Comment by cogman10

Comment by cogman10 6 hours ago

1 reply

The problem is the OpenCL development model is just garbage.

Compare the hello world of OpenCL [1] vs CUDA [2]. So much boilerplate and low level complexity for doing OpenCL whereas the CUDA example is just a few simple lines using the cuda compiler.

And what really sucks is it's pretty hard to get away from that complexity the way OpenCL is structured. You simply have to know WAY too much about the hardware of the machine you are running on, which means having the intel/amd/nvidia routes in your application logic when trying to make an OpenCL app.

Meanwhile, CUDA, because it's unapologetically just for nVidia cards, completely does away with that complexity in the happy path.

For something to be competitive with CUDA, the standard needs something like a platform agnostic bytecode to target so a common accelerated platform can scoop up the bytecode and run it on a given platform.
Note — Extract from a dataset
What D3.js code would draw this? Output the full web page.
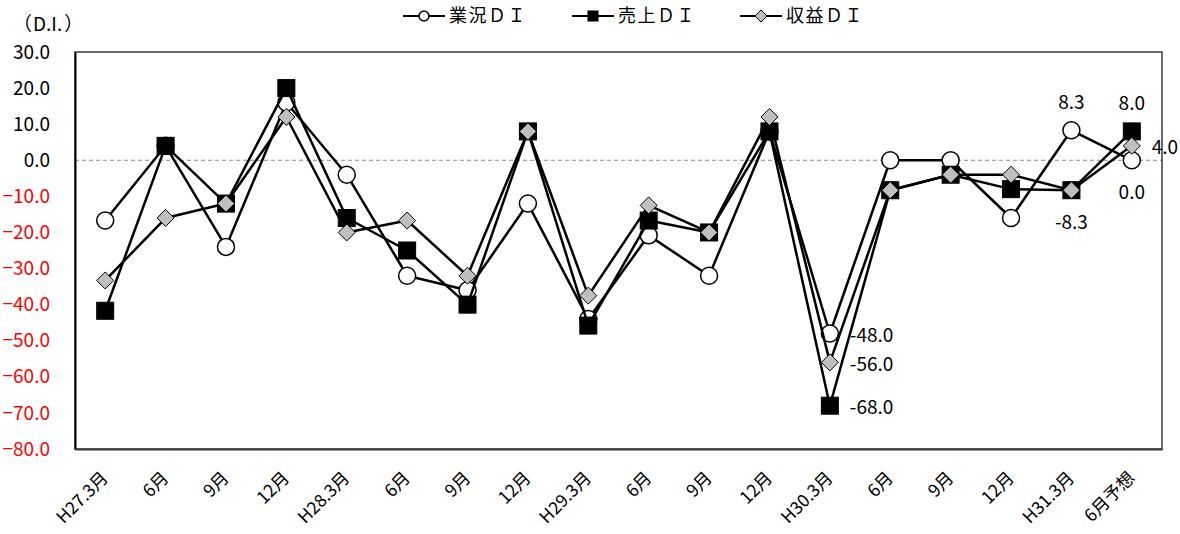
<!DOCTYPE html>
<html><head><meta charset="utf-8">
<script src="https://cdn.jsdelivr.net/npm/d3@7"></script>
<style>
body{margin:0;background:#fff}
text{font-family:"Noto Sans CJK JP","Noto Sans",sans-serif}
</style>
</head><body>
<svg id="c" width="1180" height="534"></svg>
<script>
const categories = ["H27.3月","6月","9月","12月","H28.3月","6月","9月","12月","H29.3月","6月","9月","12月","H30.3月","6月","9月","12月","H31.3月","6月予想"];
const gyokyoDI = [-16.7,4,-24,16,-4,-32,-36,-12,-44,-20.8,-32,8,-48,0,0,-16,8.3,0];
const uriageDI = [-41.7,4,-12,20,-16,-25,-40,8,-45.8,-16.7,-20,8,-68,-8.3,-4,-8,-8.3,8];
const shuekiDI = [-33.3,-16,-12,12,-20,-16.7,-32,8,-37.5,-12.5,-20,12,-56,-8.3,-4,-4,-8.3,4];
const seriesNames = ["業況ＤＩ","売上ＤＩ","収益ＤＩ"];
const yTicks = [30,20,10,0,-10,-20,-30,-40,-50,-60,-70,-80];
// data labels: [series index, category index, placement]
const dataLabels = [
  [0,12,"right"],[2,12,"right"],[1,12,"right"],
  [0,16,"above"],[1,16,"below"],
  [1,17,"above"],[2,17,"right"],[0,17,"below"]
];

const svg = d3.select("#c");
const L = 75, R = 1162, T = 52, B = 449;
const x = d3.scaleBand().domain(d3.range(categories.length)).range([L, R]);
const y = d3.scaleLinear().domain([-80, 30]).range([B, T]);
const cx = i => x(i) + x.bandwidth()/2;
const series = [gyokyoDI, uriageDI, shuekiDI];

// zero reference line
svg.append("line").attr("x1", L).attr("x2", R).attr("y1", y(0)).attr("y2", y(0))
  .attr("stroke", "#8c8c8c").attr("stroke-width", 1).attr("stroke-dasharray", "4,3");

// plot frame
svg.append("rect").attr("x", L).attr("y", T).attr("width", R-L).attr("height", B-T)
  .attr("fill", "none").attr("stroke", "#3a3a3a").attr("stroke-width", 1.5);

// y axis
const yAxis = d3.axisLeft(y).tickValues(yTicks).tickFormat(d3.format(".1f")).tickSize(0).tickPadding(25);
const gy = svg.append("g").attr("transform", `translate(${L},0)`).call(yAxis);
gy.select(".domain").attr("stroke", "#000").attr("stroke-width", 2);
gy.selectAll("text").style("font-size", "19px")
  .attr("fill", d => d < 0 ? "#ff0000" : "#000");

// x axis
const xAxis = d3.axisBottom(x).tickFormat(i => categories[i]).tickSize(0);
const gx = svg.append("g").attr("transform", `translate(0,${B})`).call(xAxis);
gx.select(".domain").attr("stroke", "#3a3a3a").attr("stroke-width", 2);
gx.selectAll("text").style("font-size", "17.5px").attr("fill", "#000")
  .attr("text-anchor", "end").attr("dy", null).attr("y", 0)
  .attr("transform", "translate(4,30) rotate(-45)");

// y axis title
const yt = svg.append("text").attr("x", 13).attr("y", 31).style("font-size", "19px");
yt.append("tspan").text("（");
yt.append("tspan").attr("dx", 1).text("D.I.");
yt.append("tspan").attr("dx", 2).text("）");

const line = d3.line().x((d,i) => cx(i)).y(d => y(d));

function drawMarker(g, type, px, py, s) {
  if (type === 0) {
    g.append("circle").attr("cx", px).attr("cy", py).attr("r", s.r)
      .attr("fill", "#fff").attr("stroke", "#000").attr("stroke-width", 1.5);
  } else if (type === 1) {
    g.append("rect").attr("x", px - s.sq/2).attr("y", py - s.sq/2).attr("width", s.sq).attr("height", s.sq)
      .attr("fill", "#000").attr("stroke", "#000").attr("stroke-width", 1);
  } else {
    const h = s.dm;
    g.append("path").attr("d", `M${px},${py-h}L${px+h},${py}L${px},${py+h}L${px-h},${py}Z`)
      .attr("fill", "#bfbfbf").attr("stroke", "#000").attr("stroke-width", 1);
  }
}

const big = {r: 8.5, sq: 17, dm: 8.5};
series.forEach((vals, si) => {
  const g = svg.append("g");
  g.append("path").attr("d", line(vals)).attr("fill", "none").attr("stroke", "#000").attr("stroke-width", 2.5)
    .attr("stroke-linejoin", "round");
  vals.forEach((v, i) => drawMarker(g, si, cx(i), y(v), big));
});

// data labels
dataLabels.forEach(([si, ci, pos]) => {
  const v = series[si][ci];
  let px = cx(ci), py = y(v), anchor = "middle";
  if (pos === "above") py -= 28;
  else if (pos === "below") py += 32;
  else { px += 20; anchor = "start"; py += 2; }
  svg.append("text").attr("x", px).attr("y", py).attr("dy", "0.35em").attr("text-anchor", anchor)
    .style("font-size", "19px").text(v.toFixed(1));
});

// legend
const small = {r: 5, sq: 10, dm: 6};
const legendX = [403, 572, 740];
seriesNames.forEach((name, si) => {
  const g = svg.append("g");
  const x0 = legendX[si], ly = 16;
  g.append("line").attr("x1", x0).attr("x2", x0 + 42).attr("y1", ly).attr("y2", ly)
    .attr("stroke", "#000").attr("stroke-width", 2);
  drawMarker(g, si, x0 + 21, ly, small);
  g.append("text").attr("x", x0 + 46).attr("y", ly).attr("dy", "0.36em")
    .style("font-size", "18px").style("letter-spacing", "1.5px").text(name);
});
</script>
</body></html>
[1] https://github.com/intel/compute-samples/blob/master/compute...

[2] https://github.com/premprakashp/cuda-hello-world

winwang 4 hours ago

Yeah, not just OpenCL, but even "newer" standards like WebGPU. I considered making a blog post where I just put the two hello worlds side-by-side and say nothing else.

I was severely disappointed after seeing people praise WebGPU (I believe for being better than OpenGL).

As for the platform-agnostic bytecode, that's where something like MLIR would work too (kind of). But we could also simply just start with transpiling that bytecode into CUDA/PTX.

Better UX with wider platform compatibility: CuPy, Triton.